* [Your instructions]: Pull out every line below containing the word "this".

* [Records]:

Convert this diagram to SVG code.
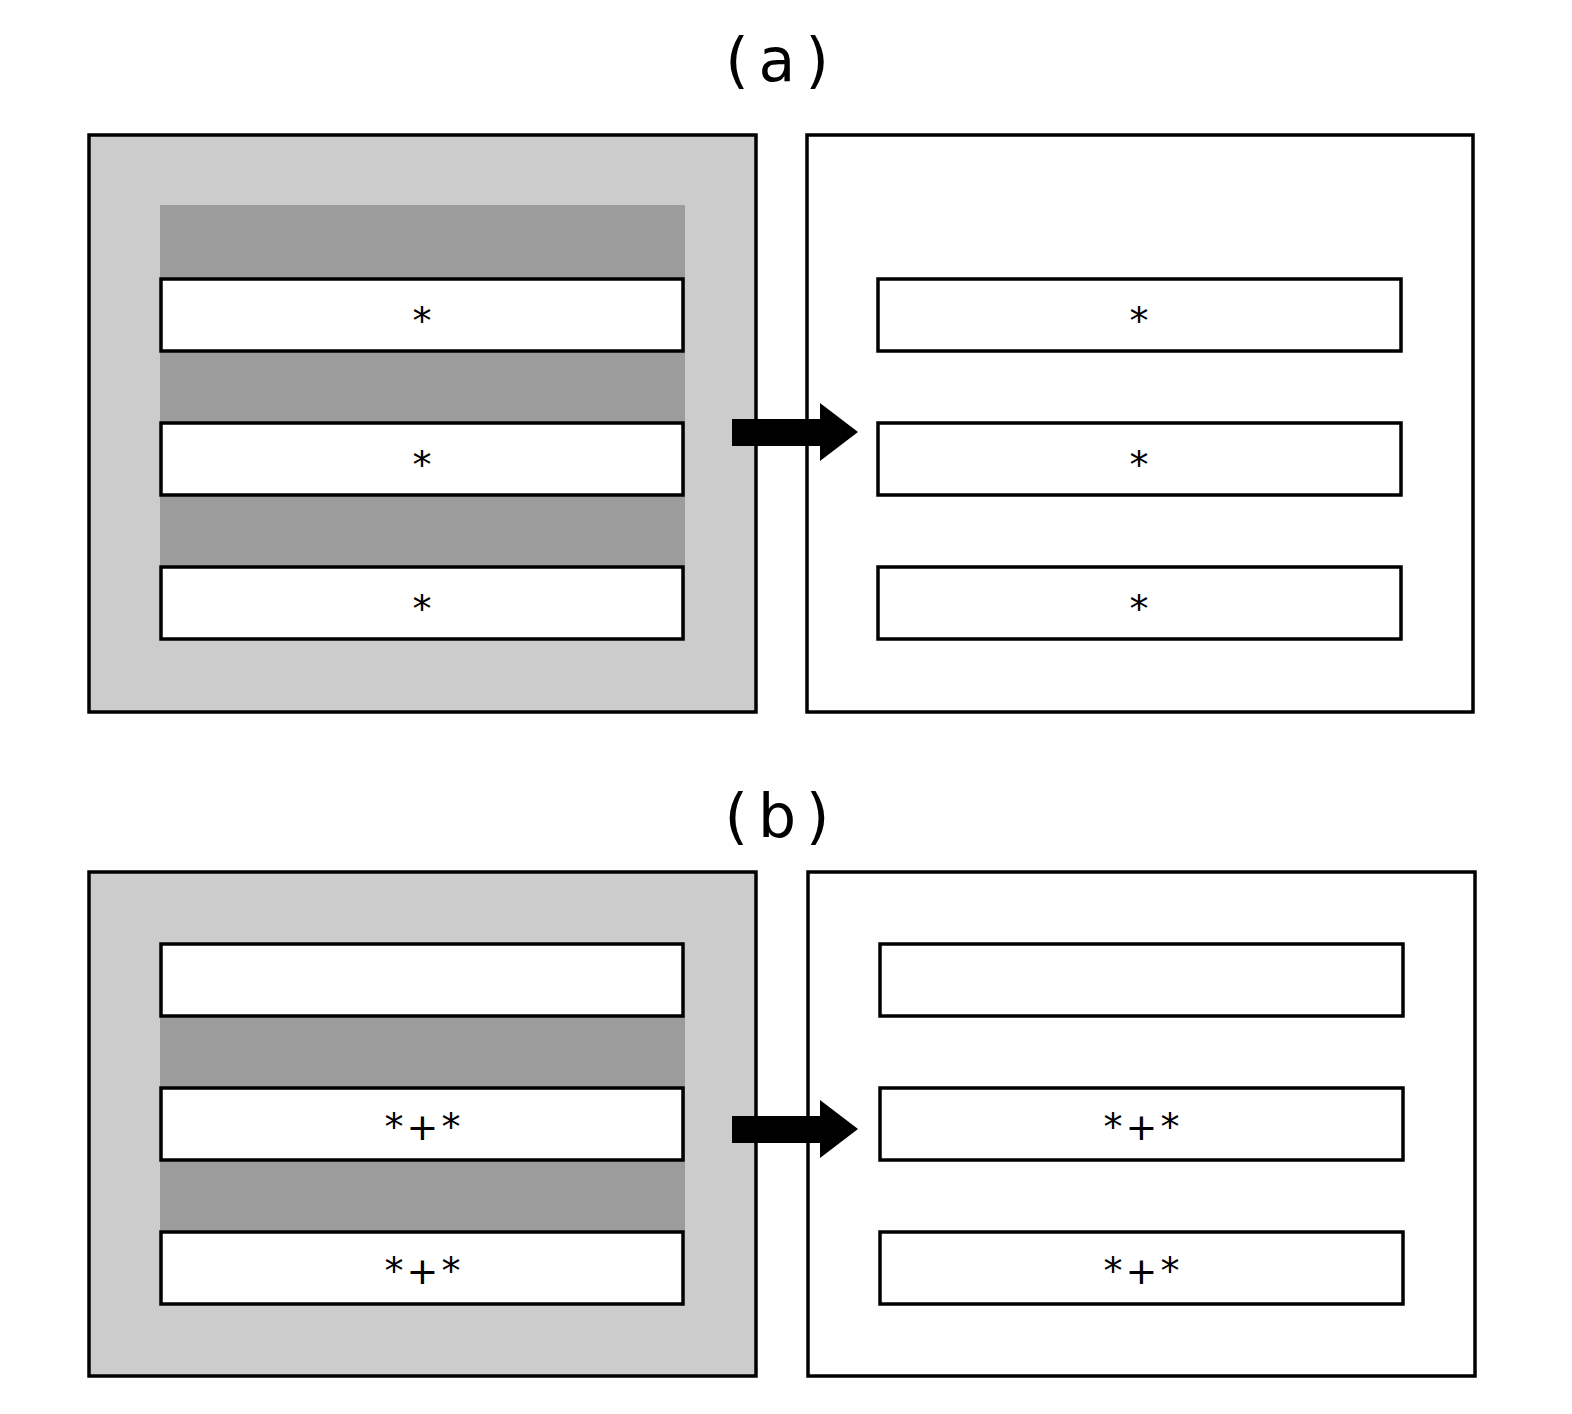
<svg xmlns="http://www.w3.org/2000/svg" width="1572" height="1414" viewBox="0 0 1572 1414">
<style>
.panel{stroke:#000;stroke-width:3.5}
.row{fill:#fff;stroke:#000;stroke-width:3.5}
.dark{fill:#9c9c9c}
.lbl{font-family:"DejaVu Sans",sans-serif;font-size:60px;text-anchor:middle;letter-spacing:10px}
.st{font-family:"DejaVu Sans",sans-serif;font-size:38px;text-anchor:middle}
.sp{letter-spacing:3px}
</style>
<rect width="1572" height="1414" fill="#fff"/>
<text class="lbl" x="782" y="81">(a)</text>
<text class="lbl" x="782" y="837">(b)</text>
<g id="a-left">
<rect class="panel" x="89" y="135" width="667" height="577" fill="#cccccc"/>
<rect class="dark" x="160" y="205" width="525" height="435"/>
<rect class="row" x="161" y="279" width="522" height="72"/>
<rect class="row" x="161" y="423" width="522" height="72"/>
<rect class="row" x="161" y="567" width="522" height="72"/>
<text class="st" x="422" y="334">*</text>
<text class="st" x="422" y="478">*</text>
<text class="st" x="422" y="622">*</text>
</g>
<g id="a-right">
<rect class="panel" x="807" y="135" width="666" height="577" fill="#fff"/>
<rect class="row" x="878" y="279" width="523" height="72"/>
<rect class="row" x="878" y="423" width="523" height="72"/>
<rect class="row" x="878" y="567" width="523" height="72"/>
<text class="st" x="1139" y="334">*</text>
<text class="st" x="1139" y="478">*</text>
<text class="st" x="1139" y="622">*</text>
</g>
<g id="b-left">
<rect class="panel" x="89" y="872" width="667" height="504" fill="#cccccc"/>
<rect class="dark" x="160" y="1016" width="525" height="216"/>
<rect class="row" x="161" y="944" width="522" height="72"/>
<rect class="row" x="161" y="1088" width="522" height="72"/>
<rect class="row" x="161" y="1232" width="522" height="72"/>
<text class="st sp" x="424" y="1140">*+*</text>
<text class="st sp" x="424" y="1284">*+*</text>
</g>
<g id="b-right">
<rect class="panel" x="808" y="872" width="667" height="504" fill="#fff"/>
<rect class="row" x="880" y="944" width="523" height="72"/>
<rect class="row" x="880" y="1088" width="523" height="72"/>
<rect class="row" x="880" y="1232" width="523" height="72"/>
<text class="st sp" x="1143" y="1140">*+*</text>
<text class="st sp" x="1143" y="1284">*+*</text>
</g>
<g id="connectors">
<polygon points="732,419 820,419 820,403 858,432 820,461 820,446 732,446" fill="#000"/>
<polygon points="732,1116 820,1116 820,1100 858,1129 820,1158 820,1143 732,1143" fill="#000"/>
</g>
</svg>
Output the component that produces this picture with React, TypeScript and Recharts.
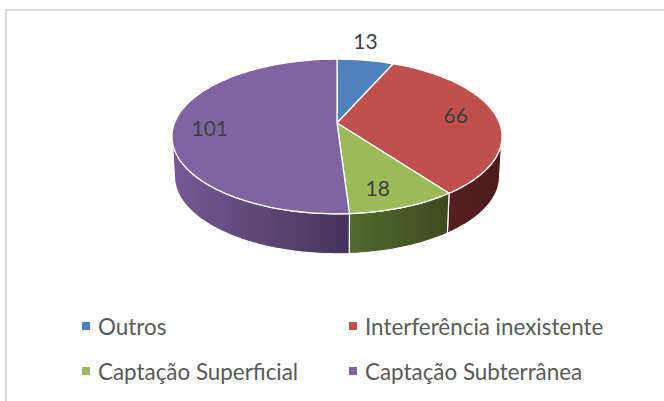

* [The reply]:
Convert this diagram to SVG code.
Output the component that produces this picture with React, TypeScript and Recharts.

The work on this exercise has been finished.